_To do:_ From the listing below, pull each line that includes "matplotlib".

+-------+

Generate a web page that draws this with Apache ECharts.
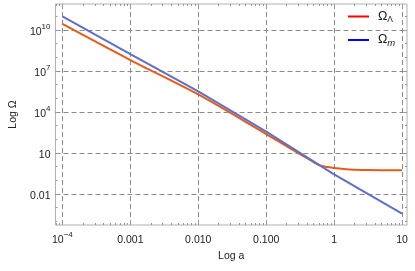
<!DOCTYPE html>
<html><head><meta charset="utf-8">
<script src="https://cdn.jsdelivr.net/npm/echarts@6/dist/echarts.min.js"></script>
<style>html,body{margin:0;padding:0;background:#fff}#c{width:415px;height:271px}</style>
</head><body><div id="c"></div>
<script>
// ---- data ----
const aLambda = [1e-4, 1e-3, 1e-2, 0.1, 0.2, 0.3, 0.4, 0.6, 0.8, 1, 1.5, 2, 3, 5, 10];
const omegaLambda = [2.75e10, 6.3e7, 1.9e5, 2.4e2, 32, 9.5, 4.2, 1.29, 0.93, 0.78, 0.65, 0.6, 0.56, 0.55, 0.55];
const aMatter = [1e-4, 1e-3, 1e-2, 0.1, 1, 10];
const omegaMatter = [9.8e10, 1.7e8, 3.2e5, 3.7e2, 0.27, 3.7e-4];
const seriesNames = ['ΩΛ', 'Ωm'];
const xTickValues = [1e-4, 1e-3, 1e-2, 0.1, 1, 10];
const xTickLabels = ['10^−4', '0.001', '0.010', '0.100', '1', '10'];
const yTickValues = [0.01, 10, 1e4, 1e7, 1e10];
const yTickLabels = ['0.01', '10', '10^4', '10^7', '10^10'];
const xRange = [-4.102, 1.073];   // log10 extent
const yRange = [-4.27, 11.90];

// ---- helpers ----
function minorTicks(lo, hi, majors, perDecadeSteps) {
  const out = [];
  for (let n = Math.floor(lo) - 1; n <= Math.ceil(hi); n++) {
    for (const k of perDecadeSteps) {
      const v = k * Math.pow(10, n);
      const lv = Math.log10(v);
      if (lv < lo || lv > hi) continue;
      if (majors.some(m => Math.abs(Math.log10(m) - lv) < 1e-6)) continue;
      out.push(v);
    }
  }
  return out;
}
const xMinor = minorTicks(xRange[0], xRange[1], xTickValues, [2,3,4,5,6,7,8,9]);
const yMinor = minorTicks(yRange[0], yRange[1], yTickValues, [1]);
function richLabel(s) {
  const p = s.split('^');
  return p.length > 1 ? '{b|' + p[0] + '}{s|' + p[1] + '}' : '{b|' + s + '}';
}
function fmt(values, labels) {
  return function (v) {
    for (let i = 0; i < values.length; i++) {
      if (Math.abs(Math.log10(values[i]) - Math.log10(v)) < 1e-6) return richLabel(labels[i]);
    }
    return '';
  };
}
const FONT = 'Liberation Sans';
const rich = {
  b: { fontSize: 10.5, color: '#222', fontFamily: FONT, lineHeight: 15, verticalAlign: 'bottom' },
  s: { fontSize: 8, color: '#222', fontFamily: FONT, lineHeight: 15, verticalAlign: 'top' }
};
const xMin = Math.pow(10, xRange[0]), xMax = Math.pow(10, xRange[1]);
const yMin = Math.pow(10, yRange[0]), yMax = Math.pow(10, yRange[1]);
const tickColor = '#999';
const gridDash = { color: '#8a8a8a', width: 1, type: [5, 3] };

function xAx(pos, vals, len, extra) {
  return Object.assign({
    type: 'log', logBase: 10, position: pos, min: xMin, max: xMax,
    axisLine: { show: false },
    axisTick: { show: true, inside: true, length: len, customValues: vals, lineStyle: { color: tickColor } },
    axisLabel: { show: false },
    splitLine: { show: false }
  }, extra || {});
}
function yAx(pos, vals, len, extra) {
  return Object.assign({
    type: 'log', logBase: 10, position: pos, min: yMin, max: yMax,
    axisLine: { show: false },
    axisTick: { show: true, inside: true, length: len, customValues: vals, lineStyle: { color: tickColor } },
    axisLabel: { show: false },
    splitLine: { show: false }
  }, extra || {});
}

const chart = echarts.init(document.getElementById('c'), null, { renderer: 'canvas' });
chart.setOption({
  animation: false,
  textStyle: { fontFamily: FONT },
  grid: { left: 52, right: 8, top: 4, bottom: 46, show: true, borderColor: '#b0b0b0', borderWidth: 1, backgroundColor: 'transparent' },
  legend: {
    orient: 'vertical', left: 348, top: 10, padding: 0, itemGap: 9,
    icon: 'rect', itemWidth: 21, itemHeight: 2,
    data: [
      { name: seriesNames[0], itemStyle: { color: '#ff0000' } },
      { name: seriesNames[1], itemStyle: { color: '#0000ff' } }
    ],
    formatter: function (n) { return n === seriesNames[0] ? '{o|Ω}{l|Λ}' : '{o|Ω}{m|m}'; },
    textStyle: {
      rich: {
        o: { fontSize: 12.5, color: '#222', fontFamily: FONT, lineHeight: 16, padding: [0, 0, 0, 4] },
        l: { fontSize: 8.5, color: '#222', fontFamily: FONT, lineHeight: 16, verticalAlign: 'bottom' },
        m: { fontSize: 9.5, color: '#222', fontFamily: FONT, fontStyle: 'italic', lineHeight: 16, verticalAlign: 'bottom' }
      }
    }
  },
  xAxis: [
    xAx('bottom', xTickValues, 4, {
      axisLabel: { show: true, customValues: xTickValues, formatter: fmt(xTickValues, xTickLabels), rich: rich, margin: 6 },
      splitLine: { show: true, lineStyle: gridDash },
      name: 'Log a', nameLocation: 'middle', nameGap: 23,
      nameTextStyle: { fontSize: 10.5, color: '#222', fontFamily: FONT }
    }),
    xAx('top', xTickValues, 4),
    xAx('top', xMinor, 2),      // flips to bottom
    xAx('bottom', xMinor, 2)    // flips to top
  ],
  yAxis: [
    yAx('left', yTickValues, 4, {
      axisLabel: { show: true, customValues: yTickValues, formatter: fmt(yTickValues, yTickLabels), rich: rich, margin: 5 },
      splitLine: { show: true, lineStyle: gridDash },
      name: 'Log Ω', nameLocation: 'middle', nameGap: 34,
      nameTextStyle: { fontSize: 10.5, color: '#222', fontFamily: FONT }
    }),
    yAx('right', yTickValues, 4),
    yAx('right', yMinor, 2),    // flips to left
    yAx('left', yMinor, 2)      // flips to right
  ],
  series: [
    {
      name: seriesNames[0], type: 'line', xAxisIndex: 0, yAxisIndex: 0,
      showSymbol: false, symbol: 'none', smooth: 0.3,
      lineStyle: { width: 2, color: '#e65a1a' }, itemStyle: { color: '#e65a1a' },
      data: aLambda.map((a, i) => [a, omegaLambda[i]])
    },
    {
      name: seriesNames[1], type: 'line', xAxisIndex: 0, yAxisIndex: 0,
      showSymbol: false, symbol: 'none',
      lineStyle: { width: 2, color: '#5d6fc9' }, itemStyle: { color: '#5d6fc9' },
      data: aMatter.map((a, i) => [a, omegaMatter[i]])
    }
  ]
});
</script></body></html>
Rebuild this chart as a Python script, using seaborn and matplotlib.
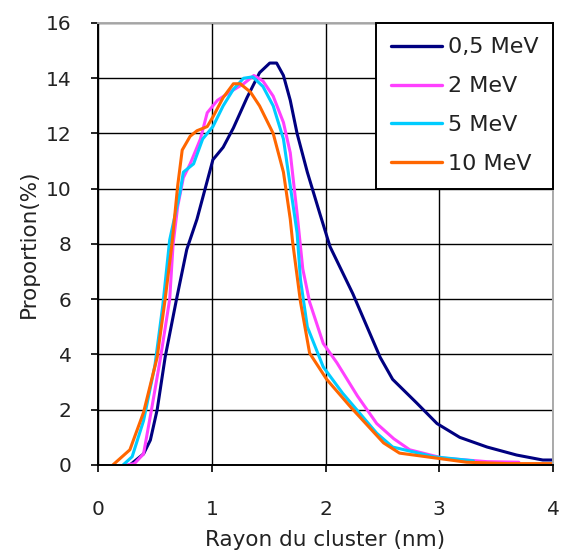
import matplotlib
matplotlib.use("Agg")
import matplotlib.pyplot as plt
import pandas as pd
import seaborn as sns

# Rayon du cluster (nm) vs proportion (%) for each energy
x_05 = [0.28, 0.40, 0.46, 0.52, 0.59, 0.69, 0.78, 0.87, 1.01, 1.10, 1.19, 1.31, 1.42, 1.51,
        1.57, 1.63, 1.69, 1.75, 1.84, 1.95, 2.04, 2.24, 2.48, 2.59, 2.80, 2.98, 3.18, 3.42,
        3.68, 3.91, 4.00]
y_05 = [0.0, 0.4, 0.9, 2.0, 3.9, 6.0, 7.8, 8.9, 11.05, 11.5, 12.2, 13.3, 14.2, 14.55,
        14.55, 14.1, 13.2, 12.0, 10.6, 9.1, 7.9, 6.2, 3.9, 3.1, 2.25, 1.5, 1.0, 0.65,
        0.36, 0.18, 0.18]

x_2 = [0.25, 0.32, 0.40, 0.47, 0.55, 0.63, 0.66, 0.70, 0.75, 0.81, 0.90, 0.96, 1.05, 1.16,
       1.28, 1.37, 1.45, 1.54, 1.63, 1.69, 1.75, 1.80, 1.86, 1.98, 2.10, 2.28, 2.45, 2.60,
       2.74, 3.03, 3.42, 3.70]
y_2 = [0.0, 0.05, 0.4, 2.0, 3.9, 6.0, 8.0, 9.35, 10.4, 10.9, 11.8, 12.75, 13.2, 13.5,
       13.8, 14.1, 13.9, 13.35, 12.4, 11.3, 9.1, 7.1, 5.9, 4.4, 3.7, 2.5, 1.5, 0.95,
       0.55, 0.25, 0.12, 0.1]

x_5 = [0.22, 0.30, 0.40, 0.50, 0.57, 0.63, 0.72, 0.75, 0.84, 0.92, 1.01, 1.10, 1.19, 1.28,
       1.36, 1.45, 1.54, 1.63, 1.69, 1.75, 1.78, 1.84, 1.98, 2.15, 2.45, 2.59, 2.95, 3.30]
y_5 = [0.0, 0.3, 1.6, 3.6, 5.8, 8.15, 9.85, 10.6, 10.9, 11.8, 12.25, 13.0, 13.6, 14.0,
       14.05, 13.7, 13.0, 11.8, 10.1, 8.4, 6.7, 5.0, 3.55, 2.6, 1.15, 0.65, 0.3, 0.15]

x_10 = [0.13, 0.28, 0.40, 0.52, 0.59, 0.65, 0.70, 0.74, 0.81, 0.87, 0.96, 1.01, 1.10, 1.19,
        1.25, 1.34, 1.42, 1.54, 1.63, 1.69, 1.71, 1.78, 1.86, 2.01, 2.22, 2.51, 2.65, 3.24,
        3.60, 4.00]
y_10 = [0.0, 0.55, 1.9, 3.9, 6.0, 8.0, 10.1, 11.4, 11.9, 12.1, 12.25, 12.6, 13.3, 13.8,
        13.8, 13.5, 13.0, 12.0, 10.6, 8.9, 8.1, 5.9, 4.05, 3.1, 2.1, 0.8, 0.43, 0.1,
        0.05, 0.05]

labels = ["0,5 MeV", "2 MeV", "5 MeV", "10 MeV"]
colors = ["#000080", "#FF40FF", "#00CCFF", "#FF6600"]

series = [(x_05, y_05), (x_2, y_2), (x_5, y_5), (x_10, y_10)]
df = pd.concat(
    [pd.DataFrame({"rayon": xs, "proportion": ys, "energie": lab})
     for (xs, ys), lab in zip(series, labels)],
    ignore_index=True,
)

sns.set_theme(style="white")
plt.rcParams["font.family"] = ["DejaVu Sans"]

fig = plt.figure(figsize=(5.65, 5.58), dpi=100)
ax = fig.add_axes([0.1735, 0.1667, 0.8053, 0.7921])

sns.lineplot(data=df, x="rayon", y="proportion", hue="energie", hue_order=labels,
             palette=dict(zip(labels, colors)), sort=False, estimator=None,
             linewidth=2.2, ax=ax)

ax.set_xlim(0, 4)
ax.set_ylim(0, 16)
ax.set_xticks(range(0, 5))
ax.set_yticks(range(0, 17, 2))
ax.grid(True, color="black", linewidth=1.0)
ax.set_axisbelow(True)

for side in ["left", "bottom"]:
    ax.spines[side].set_color("black")
    ax.spines[side].set_linewidth(1.4)
for side in ["top", "right"]:
    ax.spines[side].set_color("#AAAAAA")
    ax.spines[side].set_linewidth(1.4)

ax.tick_params(axis="x", direction="out", length=5, width=1.2, color="black",
               pad=20, labelsize=14.5, labelcolor="#222222", bottom=True)
ax.tick_params(axis="y", direction="out", length=5, width=1.2, color="black",
               pad=14, labelsize=14.5, labelcolor="#222222", left=True)

ax.set_xlabel("Rayon du cluster (nm)", fontsize=15.5, color="#222222", labelpad=8)
ax.set_ylabel("Proportion(%)", fontsize=15.5, color="#222222", labelpad=5)

leg = ax.legend(loc="upper right", fontsize=16, frameon=True, fancybox=False,
                edgecolor="black", framealpha=1, borderaxespad=0, handlelength=2.3,
                labelspacing=0.85, borderpad=0.65, handletextpad=0.27)
leg.get_frame().set_linewidth(1.4)
for text in leg.get_texts():
    text.set_color("#222222")
for line in leg.get_lines():
    line.set_linewidth(2.4)

fig.savefig("out.png", dpi=100)
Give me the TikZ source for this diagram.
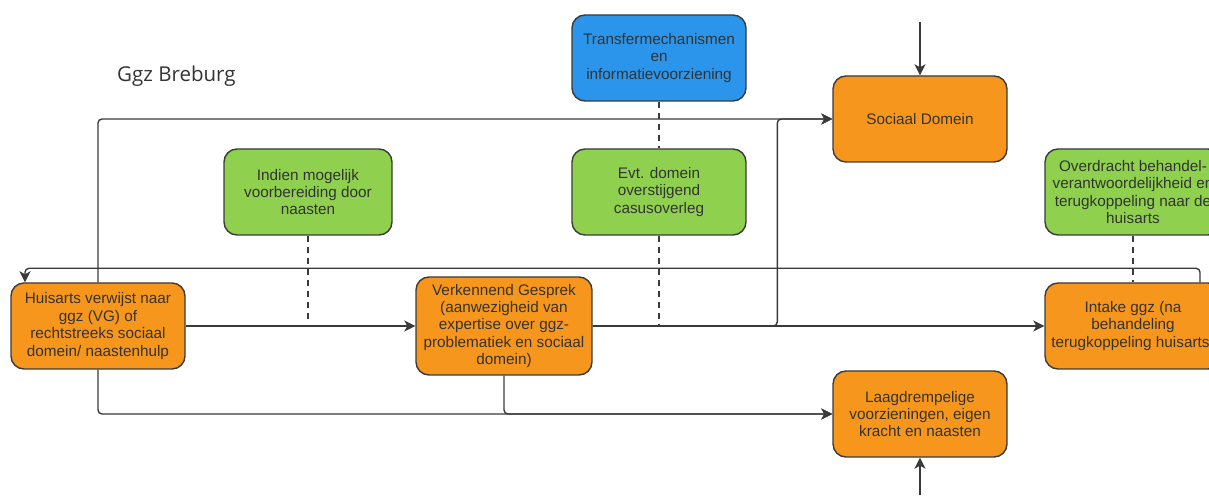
\documentclass[tikz,border=0pt]{standalone}
\usepackage{fontspec}
\setmainfont{Liberation Sans}
\newfontfamily\titlefont{Open Sans}
\usetikzlibrary{arrows.meta}

\definecolor{boxorange}{HTML}{F7961C}
\definecolor{boxgreen}{HTML}{8FD14F}
\definecolor{boxblue}{HTML}{2A95EA}
\definecolor{linegray}{HTML}{3A3A3A}
\definecolor{textgray}{HTML}{333333}

\begin{document}
\begin{tikzpicture}[x=1pt, y=1pt,
    box/.style={rectangle, rounded corners=13pt, draw=linegray, line width=1.4pt,
        minimum width=174pt, minimum height=86pt, align=center, inner sep=1pt,
        text=textgray, font=\fontsize{15.3}{17.4}\selectfont},
    orangebox/.style={box, fill=boxorange},
    greenbox/.style={box, fill=boxgreen},
    bluebox/.style={box, fill=boxblue},
    flow/.style={draw=linegray, line width=1.4pt, rounded corners=4pt,
        -{Stealth[length=11pt, width=11pt, inset=3pt]}},
    dashline/.style={draw=linegray, line width=1.4pt, dash pattern=on 6pt off 5pt}]

    % Page size
    \useasboundingbox (0,0) rectangle (1209,495);
    \clip (0,0) rectangle (1209,495);

    % Title
    \node[anchor=west, inner sep=0pt, text=textgray, font=\titlefont\fontsize{20.5}{24}\selectfont] (title) at (117,419) {Ggz Breburg};

    % Draw boxes
    \node[bluebox] (transfer) at (659,437) {Transfermechanismen\\en\\informatievoorziening};
    \node[orangebox] (sociaal) at (920,376) {Sociaal Domein};
    \node[greenbox, minimum width=168pt] (indien) at (308,303) {Indien mogelijk\\voorbereiding door\\naasten};
    \node[greenbox] (casus) at (659,303) {Evt. domein\\overstijgend\\casusoverleg};
    \node[greenbox, minimum width=176pt] (overdracht) at (1133,303) {Overdracht behandel-\\verantwoordelijkheid en\\terugkoppeling naar de\\huisarts};
    \node[orangebox] (huisarts) at (98,169) {Huisarts verwijst naar\\ggz (VG) of\\rechtstreeks sociaal\\domein/ naastenhulp};
    \node[orangebox, minimum width=176pt, minimum height=98pt] (gesprek) at (504,169) {Verkennend Gesprek\\(aanwezigheid van\\expertise over ggz-\\problematiek en sociaal\\domein)};
    \node[orangebox, minimum width=176pt] (intake) at (1133,169) {Intake ggz (na\\behandeling\\terugkoppeling huisarts)};
    \node[orangebox] (laag) at (920,81) {Laagdrempelige\\voorzieningen, eigen\\kracht en naasten};

    % Free ends
    \coordinate (topin) at (920,473);
    \coordinate (botin) at (920,0);

    % Draw connectors
    \draw[flow] (topin) -- (sociaal);
    \draw[flow] (botin) -- (laag);
    \draw[flow] (huisarts) -- (gesprek);
    \draw[flow] (gesprek) -- (intake);
    \draw[flow] (huisarts.north) |- (sociaal.west);
    \draw[flow] (gesprek.east) -| ([xshift=-55pt]sociaal.west) -- (sociaal.west);
    \draw[flow] (huisarts.south) |- (laag.west);
    \draw[flow] (gesprek.south) |- (laag.west);
    \draw[flow] ([xshift=67pt]intake.north) -- ++(0,14) -| ([xshift=-73pt]huisarts.north);

    % Dashed links
    \draw[dashline] (transfer.south) -- (casus.north);
    \draw[dashline] (casus.south) -- (casus.south |- gesprek.east);
    \draw[dashline] (indien.south) -- ([yshift=4pt]indien.south |- huisarts.east);
    \draw[dashline] (overdracht.south) -- (intake.north);
\end{tikzpicture}
\end{document}
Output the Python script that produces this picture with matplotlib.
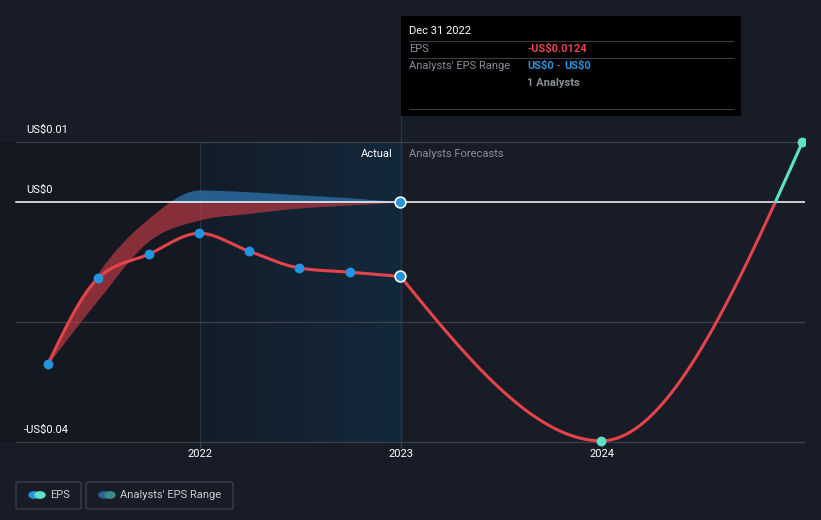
import numpy as np
import pandas as pd
import matplotlib
matplotlib.use("Agg")
import matplotlib.pyplot as plt
from matplotlib.patches import Rectangle, FancyBboxPatch
from matplotlib.colors import LinearSegmentedColormap

plt.rcParams['font.family'] = ['Roboto', 'DejaVu Sans']

# --- data ---
actual_dates = ['2021-03-31', '2021-06-30', '2021-09-30', '2021-12-31',
                '2022-03-31', '2022-06-30', '2022-09-30', '2022-12-31']
actual_eps = [-0.0270, -0.0127, -0.0087, -0.0052, -0.0082, -0.0110, -0.0117, -0.0124]

forecast_dates = ['2022-12-31', '2023-12-31', '2024-12-31']
forecast_eps = [-0.0124, -0.0398, 0.0100]

range_dates = actual_dates
range_high = [-0.0270, -0.0118, -0.0027, 0.0020, 0.0017, 0.0012, 0.0007, 0.0]
range_low = [-0.0270, -0.0163, -0.0065, -0.0030, -0.0019, -0.0010, -0.0005, 0.0]

y_ticks = [0.01, 0.0, -0.04]
y_tick_labels = ['US$0.01', 'US$0', '-US$0.04']
x_ticks = [2022, 2023, 2024]

BG = '#171c26'
RED = '#e5434a'
BLUE = '#2394df'
TEAL = '#5de2c6'
GRID = '#3b4049'
W, H = 821, 520


def dec_year(s):
    t = pd.Timestamp(s)
    start = pd.Timestamp(year=t.year, month=1, day=1)
    end = pd.Timestamp(year=t.year + 1, month=1, day=1)
    return t.year + (t - start) / (end - start)


def monotone(x, y, n=60):
    # monotone cubic (like d3 curveMonotoneX)
    x = np.asarray(x, float)
    y = np.asarray(y, float)
    h = np.diff(x)
    d = np.diff(y) / h
    m = np.zeros_like(y)
    for i in range(1, len(y) - 1):
        s0, s1 = d[i - 1], d[i]
        p = (s0 * h[i] + s1 * h[i - 1]) / (h[i - 1] + h[i])
        m[i] = (np.sign(s0) + np.sign(s1)) * min(abs(s0), abs(s1), 0.5 * abs(p))
    m[0] = (3 * d[0] - m[1]) / 2 if len(y) > 2 else d[0]
    m[-1] = (3 * d[-1] - m[-2]) / 2 if len(y) > 2 else d[-1]
    xs, ys = [], []
    for i in range(len(h)):
        t = np.linspace(0, 1, n, endpoint=(i == len(h) - 1))
        h00 = 2 * t**3 - 3 * t**2 + 1
        h10 = t**3 - 2 * t**2 + t
        h01 = -2 * t**3 + 3 * t**2
        h11 = t**3 - t**2
        xs.append(x[i] + t * h[i])
        ys.append(h00 * y[i] + h10 * h[i] * m[i] + h01 * y[i + 1] + h11 * h[i] * m[i + 1])
    return np.concatenate(xs), np.concatenate(ys)


ax_x = [dec_year(s) for s in actual_dates]
fx = [dec_year(s) for s in forecast_dates]
rx = [dec_year(s) for s in range_dates]


def px(x, y):
    return x / W, 1 - y / H


def xd(xp):
    return 2022 + (xp - 200) / 201


def yd(yp):
    return (202 - yp) / 6000


fig = plt.figure(figsize=(W / 100, H / 100), dpi=100, facecolor=BG)
# axes stop at the right end of the gridlines so the last point is clipped there
ax = fig.add_axes([0, 0, 805 / W, 1])
ax.set_facecolor(BG)
XL = (xd(0), xd(805))
YL = (yd(H), yd(0))
ax.axis('off')

# left darker region and shaded past-year region (between the 0.01 and -0.04 lines)
ax.fill_between([xd(0), 2022], 0.01, -0.04, color='#131821', zorder=0, lw=0)
grad = LinearSegmentedColormap.from_list('g', ['#141d29', '#13283c'])
ax.imshow(np.linspace(0, 1, 100)[None, :], cmap=grad, aspect='auto',
          extent=[2022, 2023, -0.04, 0.01], zorder=0.5)
ax.set_xlim(*XL)
ax.set_ylim(*YL)
ax.plot([2022, 2022], [-0.04, 0.01], color='#1e3448', lw=0.8, zorder=1)
ax.plot([2023, 2023], [-0.04, yd(116)], color='#23384c', lw=1.0, zorder=1)

# gridlines
for v in [0.01, -0.02, -0.04]:
    ax.plot([xd(16), xd(805)], [v, v], color=GRID, lw=0.9, zorder=1)
ax.plot([xd(16), xd(805)], [0, 0], color='white', lw=1.1, zorder=3)
for xt in x_ticks:
    ax.plot([xt, xt], [-0.04, -0.04 - 5 / 6000], color=GRID, lw=0.9, zorder=1)
    ax.text(xt, -0.04 - 12 / 6000, str(xt), color='white', fontsize=8,
            ha='center', va='center', zorder=5)
for v, lab in zip(y_ticks, y_tick_labels):
    xo = 24 if lab.startswith('-') else 26
    ax.text(xd(xo), v + 12 / 6000, lab, color='white', fontsize=8,
            ha='left', va='center', zorder=5)

# analysts' range band
bx, bhi = monotone(rx, range_high)
_, blo = monotone(rx, range_low)
ax.fill_between(bx, np.minimum(blo, 0), np.minimum(bhi, 0), color='#b83a44',
                alpha=0.7, lw=0, zorder=2)
ax.fill_between(bx, np.maximum(blo, 0), np.maximum(bhi, 0), color='#2b6fa6',
                alpha=0.8, lw=0, zorder=2)

# EPS line
lx, ly = monotone(ax_x, actual_eps)
ax.plot(lx, ly, color=RED, lw=2.2, zorder=4, solid_capstyle='round')
gx, gy = monotone(fx, forecast_eps, n=300)
ax.plot(gx, np.where(gy <= 0, gy, np.nan), color=RED, lw=2.2, zorder=4)
ax.plot(gx, np.where(gy >= 0, gy, np.nan), color=TEAL, lw=2.2, zorder=4)

ax.scatter(ax_x[:-1], actual_eps[:-1], s=50, color=BLUE, zorder=6, lw=0)
ax.scatter([ax_x[-1]], [actual_eps[-1]], s=60, color=BLUE, edgecolor='white', lw=1.2, zorder=6)
ax.scatter([rx[-1]], [range_high[-1]], s=60, color=BLUE, edgecolor='white', lw=1.2, zorder=6)
ax.scatter(fx[1:], forecast_eps[1:], s=50, color=TEAL, zorder=6, lw=0)

ax.text(xd(393), 0.01 - 12 / 6000, 'Actual', color='white', fontsize=8,
        ha='right', va='center', zorder=5)
ax.text(xd(409), 0.01 - 12 / 6000, 'Analysts Forecasts', color='#8a8f98', fontsize=8,
        ha='left', va='center', zorder=5)

# tooltip
fig.patches.append(Rectangle(px(401, 116), 340 / W, 100 / H, transform=fig.transFigure,
                             facecolor='black', edgecolor='none', zorder=10))
for yl in [41, 58, 109]:
    fig.lines.append(plt.Line2D([409 / W, 733 / W], [1 - yl / H] * 2, transform=fig.transFigure,
                                color='#3a3d42', lw=0.8, zorder=11))
fig.text(*px(409, 31), 'Dec 31 2022', color='white', fontsize=8, va='center', zorder=12)
fig.text(*px(409, 49), 'EPS', color='#8a8f98', fontsize=8, va='center', zorder=12)
fig.text(*px(527, 49), '-US$0.0124', color=RED, fontsize=8, va='center', zorder=12,
         fontweight='bold')
fig.text(*px(409, 66), "Analysts' EPS Range", color='#8a8f98', fontsize=8, va='center', zorder=12)
fig.text(*px(527, 66), 'US$0', color=BLUE, fontsize=8, va='center', zorder=12, fontweight='bold')
fig.text(*px(557, 66), '-', color='#8a8f98', fontsize=8, va='center', zorder=12)
fig.text(*px(564, 66), 'US$0', color=BLUE, fontsize=8, va='center', zorder=12, fontweight='bold')
fig.text(*px(527, 83), '1 Analysts', color='#8a8f98', fontsize=8, va='center', zorder=12,
         fontweight='bold')

# legend
for x0, w, lab, c1, c2 in [(16, 65, 'EPS', BLUE, TEAL),
                           (86, 147, "Analysts' EPS Range", '#25649a', '#3d8a86')]:
    fig.patches.append(FancyBboxPatch(px(x0, 509), w / W, 27 / H, boxstyle='round,pad=0,rounding_size=0.003',
                                      transform=fig.transFigure, facecolor='none',
                                      edgecolor='#3d424b', lw=0.9))
    fig.patches.append(plt.Circle(px(x0 + 18, 495), 5 / W, transform=fig.transFigure, color=c1))
    fig.patches.append(plt.Circle(px(x0 + 24, 495), 5 / W, transform=fig.transFigure, color=c2))
    fig.text(*px(x0 + 34, 495), lab, color='#c9ccd1', fontsize=8, va='center')

fig.savefig('out.png', dpi=100, facecolor=BG)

+-------+

_Answer to the exercise:_
Rebuild this chart as a Python script, using seaborn and matplotlib.
import matplotlib
matplotlib.use("Agg")
import matplotlib.pyplot as plt
Output the Python script that produces this picture with matplotlib.
import matplotlib
matplotlib.use("Agg")
import matplotlib.pyplot as plt
from matplotlib.patches import Rectangle, FancyBboxPatch
from matplotlib.colors import LinearSegmentedColormap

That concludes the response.